January 9, 2007

“And God will wipe away every tear. . . .”

Most of my nighttime dreams are funny and I wake myself up laughing. Occasionally I dream a mystery story (likely from reading so many of them) or a weird one that my dad would attribute to what I ate for supper. Seldom do I have a bad dream, but lately have had a couple. One of them was about being in a dangerous situation with nowhere to turn. I called my husband on my cell phone and instead a friend answered. Wrong number? I tried again. My husband answered but he was traveling to a far place and could not help me. I was terrified. Even though the friend sent a helicopter to rescue me, and even though this was just a dream, it revealed that I am scared of the future.

My head says God has all things in His capable hands, that He will take care of me no matter what happens concerning my husband. My heart agrees, but my emotions are not listening. As I ask the Lord for help with this, He gave me a strange verse from Psalm 149: “Let the saints be joyful in glory; let them sing aloud on their beds.”

We Christians call heaven ‘glory’ and usually think of beds as a place of rest, even that final rest in death. So it seems the order is reversed. The singing on our beds should happen first, then after we go to glory, we will continue to be joyful.

My mind goes back to my first experience as a Christian with death. It was at a time when I feared what God would ask of me now that I’d planned to follow Him. My gracious and wonderful mentor, Irene, lost her beloved husband of many years. I watched her at his grave. Her back was to me and she was leaning over it as if she wanted to be in that coffin with him. Then she turned around and I will never forget what I saw. She was absolutely radiant.

God spoke through her joy. He said to me, “See, I can give this woman joy in sorrow. I will never take you anywhere without sustaining you in it and through it.”

Later, my pastor at that time came to visit me. He’d just been to see Irene. He told me, “I thought I would comfort her. Did I ever get a surprise! She told me that she grieved, but only because she felt sorrow for herself.
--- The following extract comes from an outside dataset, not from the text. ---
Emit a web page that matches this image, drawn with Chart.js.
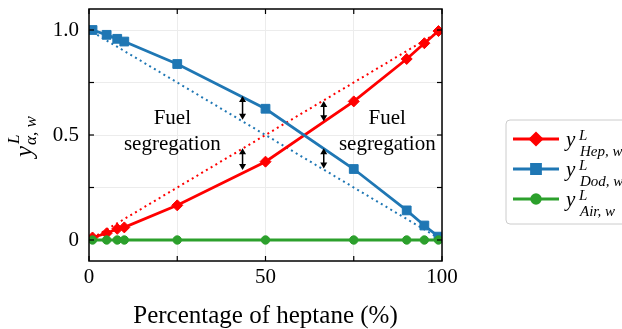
<!DOCTYPE html>
<html><head><meta charset="utf-8">
<script src="https://cdn.jsdelivr.net/npm/chart.js@4"></script>
<style>html,body{margin:0;padding:0;background:#fff;}#wrap{width:622px;height:329px;position:relative;}</style>
</head><body><div id="wrap"><canvas id="c" width="622" height="329"></canvas></div>
<script>
// ---- data ----
const heptanePct = [1, 5, 8, 10, 25, 50, 75, 90, 95, 99];
const yHep = [0.012, 0.032, 0.053, 0.06, 0.165, 0.373, 0.66, 0.862, 0.937, 0.995];
const yDod = [1.0, 0.977, 0.958, 0.945, 0.838, 0.625, 0.338, 0.141, 0.069, 0.016];
const yAir = [0, 0, 0, 0, 0, 0, 0, 0, 0, 0];
const idealX = [1, 99];
const idealHep = [0.01, 0.99];
const idealDod = [0.99, 0.01];
const xTicks = [0, 25, 50, 75, 100];
const xTickLabels = ['0', '', '50', '', '100'];
const yTicks = [0, 0.25, 0.5, 0.75, 1.0];
const yTickLabels = ['0', '', '0.5', '', '1.0'];
const arrowX = [43.5, 43.5, 66.5, 66.5];
const arrowFrom = [0.573, 0.333, 0.565, 0.341];
const arrowTo = [0.686, 0.437, 0.662, 0.437];
const noteX = [23.6, 84.5];
const noteBaseY = [0.554, 0.429];
const noteLines = ['Fuel', 'segregation'];
const legendSubs = ['Hep, w', 'Dod, w', 'Air, w'];
const xTitle = 'Percentage of heptane (%)';

const RED = '#ff0000', BLUE = '#1f77b4', GREEN = '#2ca02c';
const SERIF = '"Liberation Serif", "Times New Roman", serif';
const pts = (xs, ys) => xs.map((x, i) => ({x: x, y: ys[i]}));

const overlay = {
  id: 'overlay',
  afterDatasetsDraw(chart) {
    const ctx = chart.ctx, xs = chart.scales.x, ys = chart.scales.y;
    ctx.save();
    // arrows
    ctx.strokeStyle = '#000'; ctx.fillStyle = '#000'; ctx.lineWidth = 1.5;
    for (let i = 0; i < arrowX.length; i++) {
      const px = xs.getPixelForValue(arrowX[i]);
      const y1 = ys.getPixelForValue(arrowFrom[i]);
      const y2 = ys.getPixelForValue(arrowTo[i]);
      const hl = 6, hw = 3.5;
      ctx.beginPath(); ctx.moveTo(px, y1 - hl + 1); ctx.lineTo(px, y2 + hl - 1); ctx.stroke();
      ctx.beginPath(); ctx.moveTo(px, y2); ctx.lineTo(px - hw, y2 + hl); ctx.lineTo(px + hw, y2 + hl); ctx.closePath(); ctx.fill();
      ctx.beginPath(); ctx.moveTo(px, y1); ctx.lineTo(px - hw, y1 - hl); ctx.lineTo(px + hw, y1 - hl); ctx.closePath(); ctx.fill();
    }
    // annotations
    ctx.font = '21px ' + SERIF; ctx.textAlign = 'center'; ctx.textBaseline = 'alphabetic';
    for (let k = 0; k < noteX.length; k++) {
      for (let j = 0; j < noteLines.length; j++) {
        ctx.fillText(noteLines[j], xs.getPixelForValue(noteX[k]), ys.getPixelForValue(noteBaseY[j]));
      }
    }
    ctx.restore();
  },
  afterDraw(chart) {
    const ctx = chart.ctx, xs = chart.scales.x, ys = chart.scales.y, a = chart.chartArea;
    ctx.save();
    // frame
    ctx.strokeStyle = '#000'; ctx.lineWidth = 1.5;
    ctx.strokeRect(a.left, a.top, a.right - a.left, a.bottom - a.top);
    // inward ticks
    ctx.lineWidth = 1.2;
    const tl = 5;
    xTicks.forEach(v => {
      const p = xs.getPixelForValue(v);
      ctx.beginPath(); ctx.moveTo(p, a.bottom); ctx.lineTo(p, a.bottom - tl); ctx.stroke();
      ctx.beginPath(); ctx.moveTo(p, a.top); ctx.lineTo(p, a.top + tl); ctx.stroke();
    });
    yTicks.forEach(v => {
      const p = ys.getPixelForValue(v);
      ctx.beginPath(); ctx.moveTo(a.left, p); ctx.lineTo(a.left + tl, p); ctx.stroke();
      ctx.beginPath(); ctx.moveTo(a.right, p); ctx.lineTo(a.right - tl, p); ctx.stroke();
    });
    // x title
    ctx.fillStyle = '#000';
    ctx.font = '25px ' + SERIF; ctx.textAlign = 'center'; ctx.textBaseline = 'alphabetic';
    ctx.fillText(xTitle, (a.left + a.right) / 2, 323);
    // y title (rotated math text)
    ctx.save();
    ctx.translate(31.5, 157);
    ctx.rotate(-Math.PI / 2);
    ctx.textAlign = 'left';
    ctx.font = 'italic 25px ' + SERIF;
    ctx.fillText('y', 0, 0);
    const yw = ctx.measureText('y').width;
    ctx.font = 'italic 17px ' + SERIF;
    ctx.fillText('L', yw + 2, -13);
    ctx.fillText('\u03b1, w', yw + 1, 4);
    ctx.restore();
    // legend
    const lx = 506, ly = 120, lh = 104;
    ctx.beginPath();
    if (ctx.roundRect) ctx.roundRect(lx, ly, 140, lh, 4); else ctx.rect(lx, ly, 140, lh);
    ctx.fillStyle = 'rgba(255,255,255,0.9)'; ctx.fill();
    ctx.strokeStyle = '#cccccc'; ctx.lineWidth = 1; ctx.stroke();
    const rows = [139, 169, 199];
    const cols = [RED, BLUE, GREEN];
    const styles = ['rectRot', 'rect', 'circle'];
    const radii = [5.5, 6.2, 4.2];
    for (let i = 0; i < 3; i++) {
      const ry = rows[i];
      ctx.strokeStyle = cols[i]; ctx.lineWidth = 3;
      ctx.beginPath(); ctx.moveTo(513, ry); ctx.lineTo(559, ry); ctx.stroke();
      ctx.fillStyle = cols[i];
      Chart.helpers.drawPoint(ctx, {pointStyle: styles[i], radius: radii[i], rotation: 0, borderWidth: 1}, 536, ry);
      ctx.fill();
      ctx.fillStyle = '#000';
      ctx.textAlign = 'left'; ctx.textBaseline = 'alphabetic';
      ctx.font = 'italic 21px ' + SERIF;
      ctx.fillText('y', 566, ry + 7);
      ctx.font = 'italic 15px ' + SERIF;
      ctx.fillText('L', 579, ry + 1);
      ctx.fillText(legendSubs[i], 580, ry + 17);
    }
    ctx.restore();
  }
};

new Chart(document.getElementById('c'), {
  type: 'scatter',
  data: {
    datasets: [
      {label: 'Air', data: pts(heptanePct, yAir), showLine: true, borderColor: GREEN, backgroundColor: GREEN,
       borderWidth: 2.8, pointStyle: 'circle', pointRadius: 4.2, pointBorderWidth: 1},
      {label: 'Dod', data: pts(heptanePct, yDod), showLine: true, borderColor: BLUE, backgroundColor: BLUE,
       borderWidth: 2.8, pointStyle: 'rect', pointRadius: 6.2, pointBorderWidth: 1},
      {label: 'Hep', data: pts(heptanePct, yHep), showLine: true, borderColor: RED, backgroundColor: RED,
       borderWidth: 2.8, pointStyle: 'rectRot', pointRadius: 5.5, pointBorderWidth: 1},
      {label: 'ideal Dod', data: pts(idealX, idealDod), showLine: true, borderColor: BLUE, borderWidth: 2,
       borderDash: [2, 3.5], pointRadius: 0},
      {label: 'ideal Hep', data: pts(idealX, idealHep), showLine: true, borderColor: RED, borderWidth: 2,
       borderDash: [2, 3.5], pointRadius: 0}
    ]
  },
  options: {
    responsive: false, animation: false, devicePixelRatio: 1,
    layout: {padding: {left: 0, right: 180, top: 9, bottom: 0}},
    plugins: {legend: {display: false}, tooltip: {enabled: false}},
    scales: {
      x: {
        type: 'linear', min: 0, max: 100,
        afterBuildTicks: s => { s.ticks = xTicks.map(v => ({value: v})); },
        afterFit: s => { s.height = 68; s.paddingLeft = 0; s.paddingRight = 0; },
        ticks: {color: '#000', font: {family: SERIF, size: 21}, padding: 4, maxRotation: 0,
                callback: (v) => { const i = xTicks.indexOf(v); return i >= 0 ? xTickLabels[i] : ''; }},
        grid: {color: '#ececec', lineWidth: 1, drawTicks: false},
        border: {display: false}
      },
      y: {
        type: 'linear', min: -0.1, max: 1.1,
        afterBuildTicks: s => { s.ticks = yTicks.map(v => ({value: v})); },
        afterFit: s => { s.width = 89; s.paddingTop = 0; s.paddingBottom = 0; },
        ticks: {color: '#000', font: {family: SERIF, size: 21}, padding: 10,
                callback: (v) => { const i = yTicks.indexOf(v); return i >= 0 ? yTickLabels[i] : ''; }},
        grid: {color: '#ececec', lineWidth: 1, drawTicks: false},
        border: {display: false}
      }
    }
  },
  plugins: [overlay]
});
</script></body></html>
Her husband was in such a wonderful place and, in her love for him, she felt great joy for his sake.”

That verse from Psalm 149 is a rebuke to me in some ways. Instead of being concerned for myself, I need to be thinking about my husband. He is traveling to a far place. Is he afraid? What can I do to help him? God says that he can sing aloud on his bed. Can I encourage that?
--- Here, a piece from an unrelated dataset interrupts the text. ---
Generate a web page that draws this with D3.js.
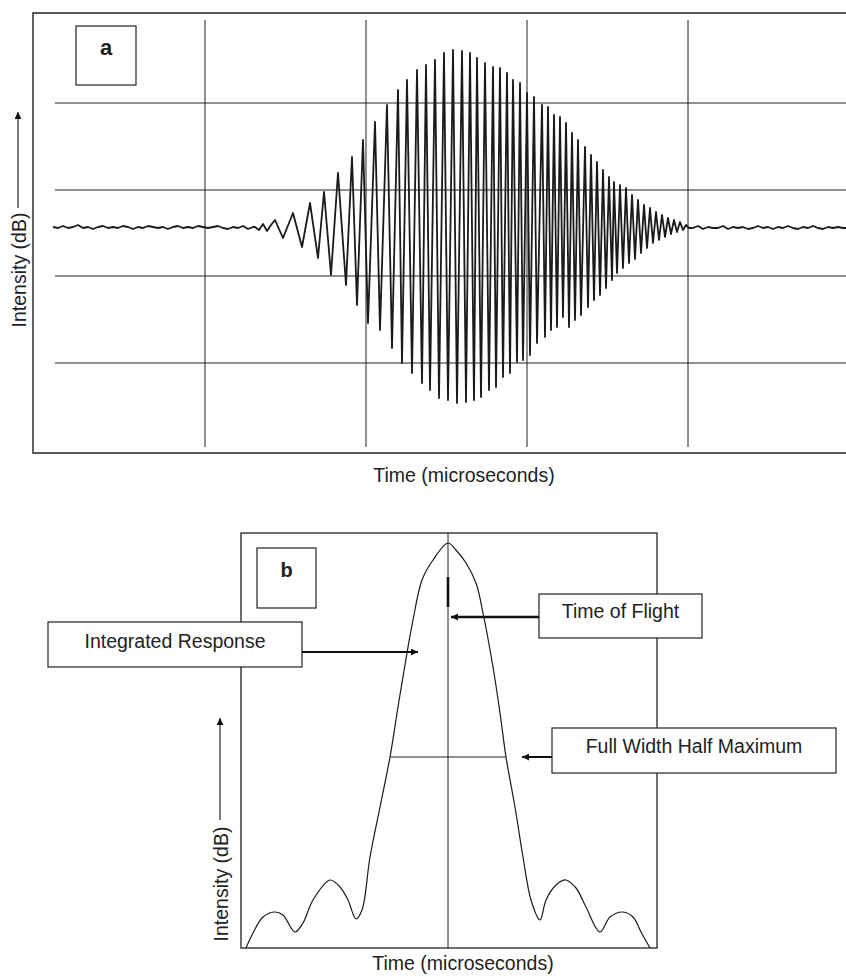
<!doctype html>
<meta charset="utf8">
<style>
  body { margin: 0; background: #fff; }
  svg { display: block; font-family: "Liberation Sans", Arial, sans-serif; }
  .frame, .grid { fill: none; stroke: #222; }
  .signal { fill: none; stroke: #1a1a1a; stroke-linejoin: round; }
  text { fill: #222; }
</style>
<body>
<div id="chart"></div>

<script src="https://d3js.org/d3.v7.min.js"></script>
<script>
(function() {

const WIDTH = 846;
const HEIGHT = 977;

// panel a: time (us) and intensity
const leadNoise = [
  [2.0, 0.6], [2.5, 0.5], [3.0, 0.7], [3.5, 0.5], [4.0, 0.6], [4.5, 0.8], [5.0, 0.5],
  [5.5, 0.6], [6.0, 0.4], [6.5, 0.6], [7.0, 0.7], [7.5, 0.5], [8.0, 0.6], [8.5, 0.5],
  [9.0, 0.7], [9.5, 0.6], [10.0, 0.4], [10.5, 0.6], [11.0, 0.5], [11.5, 0.7], [12.0, 0.6],
  [12.5, 0.5], [13.0, 0.6], [13.5, 0.4], [14.0, 0.6], [14.5, 0.7], [15.0, 0.5], [15.5, 0.6],
  [16.0, 0.5], [16.5, 0.7], [17.0, 0.6], [17.5, 0.5], [18.0, 0.6], [18.5, 0.7], [19.0, 0.5],
  [19.5, 0.4], [20.0, 0.6], [20.5, 0.5], [21.0, 0.7], [21.5, 0.4], [22.0, 0.6],
];

const burst = [
  [22.2, 0.6], [22.6, 0.3], [23.0, 0.9], [23.4, 0.2], [23.8, 0.8],
  [24.2, 1.3], [25.0, -0.5], [26.0, 2.0], [26.9, -1.4], [27.7, 3.0], [28.5, -2.5],
  [29.1, 4.1], [29.8, -4.2], [30.5, 6.0], [31.3, -5.2], [31.9, 7.6], [32.4, -7.2],
  [33.0, 9.3], [33.5, -9.0], [34.2, 11.1], [34.7, -9.7], [35.4, 12.8], [35.9, -11.5],
  [36.5, 14.3], [36.9, -13.0], [37.4, 15.3], [37.9, -14.0], [38.4, 16.3], [38.9, -15.0],
  [39.3, 16.8], [39.7, -15.7], [40.2, 17.3], [40.6, -16.5], [41.1, 18.0], [41.5, -16.7],
  [42.0, 18.3], [42.4, -17.0], [42.9, 18.2], [43.3, -16.9], [43.7, 18.0], [44.1, -16.7],
  [44.4, 17.5], [44.8, -16.4], [45.2, 17.0], [45.6, -15.7], [46.0, 16.6], [46.3, -15.4],
  [46.7, 16.5], [47.0, -14.4], [47.4, 16.0], [47.7, -14.0], [48.0, 15.3], [48.4, -12.9],
  [48.7, 15.0], [49.0, -12.7], [49.4, 14.0], [49.7, -12.2], [50.1, 13.6], [50.4, -11.0],
  [50.9, 12.8], [51.2, -10.4], [51.5, 12.6], [51.8, -9.7], [52.1, 11.8], [52.4, -9.4],
  [52.7, 11.6], [53.0, -8.4], [53.3, 11.0], [53.6, -9.4], [53.9, 10.0], [54.2, -8.7],
  [54.5, 9.3], [54.8, -8.2], [55.2, 8.6], [55.5, -7.4], [55.8, 7.8], [56.1, -6.7],
  [56.4, 7.1], [56.7, -6.2], [57.0, 6.3], [57.3, -5.5], [57.6, 5.6], [57.9, -4.7],
  [58.1, 5.1], [58.4, -4.0], [58.7, 4.8], [59.0, -3.5], [59.3, 4.5], [59.6, -3.0],
  [59.9, 3.8], [60.2, -2.6], [60.5, 3.3], [60.8, -2.0], [61.1, 2.8], [61.4, -1.5],
  [61.7, 2.5], [62.0, -1.0], [62.3, 2.1], [62.6, -0.7], [62.9, 1.8], [63.2, -0.4],
  [63.5, 1.5], [63.8, -0.1], [64.1, 1.3], [64.4, 0.1], [64.7, 1.1], [65.0, 0.3],
  [65.3, 0.8], [65.6, 0.5],
];

const tailNoise = [
  [66.0, 0.5], [66.5, 0.7], [67.0, 0.4], [67.5, 0.6], [68.0, 0.5], [68.5, 0.5], [69.0, 0.7],
  [69.5, 0.4], [70.0, 0.6], [70.5, 0.5], [71.0, 0.6], [71.5, 0.4], [72.0, 0.5], [72.5, 0.7],
  [73.0, 0.5], [73.5, 0.6], [74.0, 0.4], [74.5, 0.6], [75.0, 0.5], [75.5, 0.7], [76.0, 0.5],
  [76.5, 0.4], [77.0, 0.6], [77.5, 0.5], [78.0, 0.7], [78.5, 0.5], [79.0, 0.4], [79.5, 0.6],
  [80.0, 0.5], [80.5, 0.6], [81.0, 0.5], [81.3, 0.5],
];

const gridTimesA = [17.2, 33.3, 49.4, 65.5];
const gridLevelsA = [13, 4.3, -4.3, -13];

// panel b: integrated response, time relative to time of flight
const response = [
  [-20.2, 0.0], [-19.5, 1.5], [-18.5, 3.1], [-17.3, 3.6], [-16.5, 3.3], [-15.3, 1.6],
  [-14.5, 2.5], [-13.5, 4.8], [-11.8, 6.8], [-10.8, 6.1], [-10.0, 4.8], [-9.2, 2.9],
  [-8.6, 3.8], [-7.8, 9.1], [-6.8, 14.1], [-5.8, 19.1], [-5.0, 24.1], [-4.1, 29.5],
  [-3.5, 32.8], [-2.6, 36.8], [-1.5, 38.8], [0.0, 40.5], [0.8, 39.8], [1.8, 38.5],
  [2.8, 36.5], [3.5, 33.5], [4.5, 28.1], [5.2, 23.5], [5.8, 19.1], [6.7, 14.1],
  [7.5, 9.1], [8.3, 4.8], [9.2, 2.8], [9.8, 4.8], [10.8, 6.3], [11.8, 6.8],
  [12.8, 6.0], [13.8, 4.1], [15.2, 1.6], [16.2, 3.1], [17.5, 3.6], [18.5, 3.1],
  [19.3, 1.6], [20.2, 0.0],
];

const timeOfFlight = 0;
const halfMax = [-5.8, 5.8, 19.1];

const svg = d3.select("#chart").append("svg")
  .attr("width", WIDTH)
  .attr("height", HEIGHT);

svg.append("defs").append("marker")
  .attr("id", "head")
  .attr("viewBox", "0 0 10 10")
  .attr("refX", 10)
  .attr("refY", 5)
  .attr("markerUnits", "userSpaceOnUse")
  .attr("markerWidth", 9)
  .attr("markerHeight", 7)
  .attr("orient", "auto")
  .append("path")
    .attr("d", "M0,0L10,5L0,10Z")
    .attr("fill", "#111");

function arrow(g, x1, y1, x2, y2, w) {
  g.append("line")
    .attr("x1", x1).attr("y1", y1)
    .attr("x2", x2).attr("y2", y2)
    .attr("stroke", "#111")
    .attr("stroke-width", w || 1.2)
    .attr("marker-end", "url(#head)");
}

function labelBox(g, x, y, w, h, text, baseline, opts) {
  opts = opts || {};
  g.append("rect")
    .attr("x", x).attr("y", y)
    .attr("width", w).attr("height", h)
    .attr("fill", "#fff")
    .attr("stroke", "#222")
    .attr("stroke-width", 1.2);
  g.append("text")
    .attr("x", opts.cx || x + w / 2)
    .attr("y", baseline)
    .attr("text-anchor", "middle")
    .attr("font-size", opts.size || 19.5)
    .attr("font-weight", opts.bold ? "bold" : "normal")
    .text(text);
}

function yLabel(g, x, cy, tipY, lineY) {
  g.append("text")
    .attr("transform", `translate(${x},${cy}) rotate(-90)`)
    .attr("text-anchor", "middle")
    .attr("font-size", 19.5)
    .text("Intensity (dB)");
  arrow(g, x - 8, lineY, x - 8, tipY, 1.1);
}

function renderPanelA() {
  const g = svg.append("g");
  const x = d3.scaleLinear().domain([0, 81.3]).range([33, 846]);
  const y = d3.scaleLinear().domain([-22, 22]).range([453, 13]);

  g.selectAll(".vgrid")
    .data(gridTimesA)
    .join("line")
      .attr("class", "grid")
      .attr("x1", d => x(d)).attr("x2", d => x(d))
      .attr("y1", y(21.3)).attr("y2", y(-21.4));

  g.selectAll(".hgrid")
    .data(gridLevelsA)
    .join("line")
      .attr("class", "grid")
      .attr("x1", x(2.2)).attr("x2", x(81.3))
      .attr("y1", d => y(d)).attr("y2", d => y(d));

  g.append("path")
    .attr("class", "frame")
    .attr("stroke-width", 1.4)
    .attr("d", `M${x(81.3)},${y(22)}H${x(0)}V${y(-22)}H${x(81.3)}`);

  const line = d3.line()
    .x(d => x(d[0]))
    .y(d => y(d[1]));

  g.append("path")
    .datum([...leadNoise, ...burst, ...tailNoise])
    .attr("class", "signal")
    .attr("stroke-width", 1.8)
    .attr("d", line);

  labelBox(g, 76, 26, 60, 59, "a", 55, {size: 22, bold: true});

  g.append("text")
    .attr("x", 464)
    .attr("y", 482)
    .attr("text-anchor", "middle")
    .attr("font-size", 19.5)
    .text("Time (microseconds)");

  yLabel(g, 26, 270, 112, 208);
}

function renderPanelB() {
  const g = svg.append("g");
  const x = d3.scaleLinear().domain([-20.7, 20.9]).range([241, 657]);
  const y = d3.scaleLinear().domain([0, 41.5]).range([948, 533]);

  g.append("rect")
    .attr("class", "frame")
    .attr("stroke-width", 1.3)
    .attr("x", x(-20.7)).attr("y", y(41.5))
    .attr("width", x(20.9) - x(-20.7))
    .attr("height", y(0) - y(41.5));

  g.append("line")
    .attr("class", "grid")
    .attr("x1", x(timeOfFlight)).attr("x2", x(timeOfFlight))
    .attr("y1", y(41.5)).attr("y2", y(0));

  g.append("line")
    .attr("stroke", "#111")
    .attr("stroke-width", 2.6)
    .attr("x1", x(timeOfFlight)).attr("x2", x(timeOfFlight))
    .attr("y1", y(37.1)).attr("y2", y(34.1));

  g.append("line")
    .attr("class", "grid")
    .attr("x1", x(halfMax[0])).attr("x2", x(halfMax[1]))
    .attr("y1", y(halfMax[2])).attr("y2", y(halfMax[2]));

  const line = d3.line()
    .curve(d3.curveCatmullRom.alpha(0.5))
    .x(d => x(d[0]))
    .y(d => y(d[1]));

  g.append("path")
    .datum(response)
    .attr("class", "signal")
    .attr("stroke-width", 1.2)
    .attr("d", line);

  labelBox(g, 257, 548, 59, 60, "b", 577, {size: 20, bold: true});

  labelBox(g, 48, 622, 254, 45, "Integrated Response", 648);
  arrow(g, 302, 652, x(-3.0), 652, 2);

  labelBox(g, 539, 594, 163, 44, "Time of Flight", 618);
  arrow(g, 539, 617, x(0.3), 617, 2.4);

  labelBox(g, 552, 728, 284, 45, "Full Width Half Maximum", 753);
  arrow(g, 552, y(halfMax[2]), x(7.4), y(halfMax[2]), 2);

  g.append("text")
    .attr("x", 463)
    .attr("y", 970)
    .attr("text-anchor", "middle")
    .attr("font-size", 19.5)
    .text("Time (microseconds)");

  yLabel(g, 228, 884, 718, 820);
}

renderPanelA();
renderPanelB();

})();
</script>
Last night he was up at 2:00 a.m. working on a Sunday school lesson. He could not sleep, but he needs his sleep. This was not normal, but he didn’t seem anxious, at least not as anxious as I was. In bed or not, he seemed joyful.

Upon reflection, this verse is as much for me as it is about him. While I probably won’t sing aloud on my bed (my terrible singing voice would disturb the neighbors), I can think about and be glad that both of us know Jesus. No matter how challenging our lives are, that is cause for joy.

Not only that, even though the future seems to include sorrow and tears, that will be only a very short time. Eventually, together, we will rejoice in glory forever.

2 comments:

Anonymous said...

Elsie, that is a profound post--I thank you for sharing your heart, and I pray for you both, yet again.

Elsie Montgomery said...

Your prayers are so appreciated. I'm sad that we didn't get a chance to visit when you were here. How are you doing? You look great!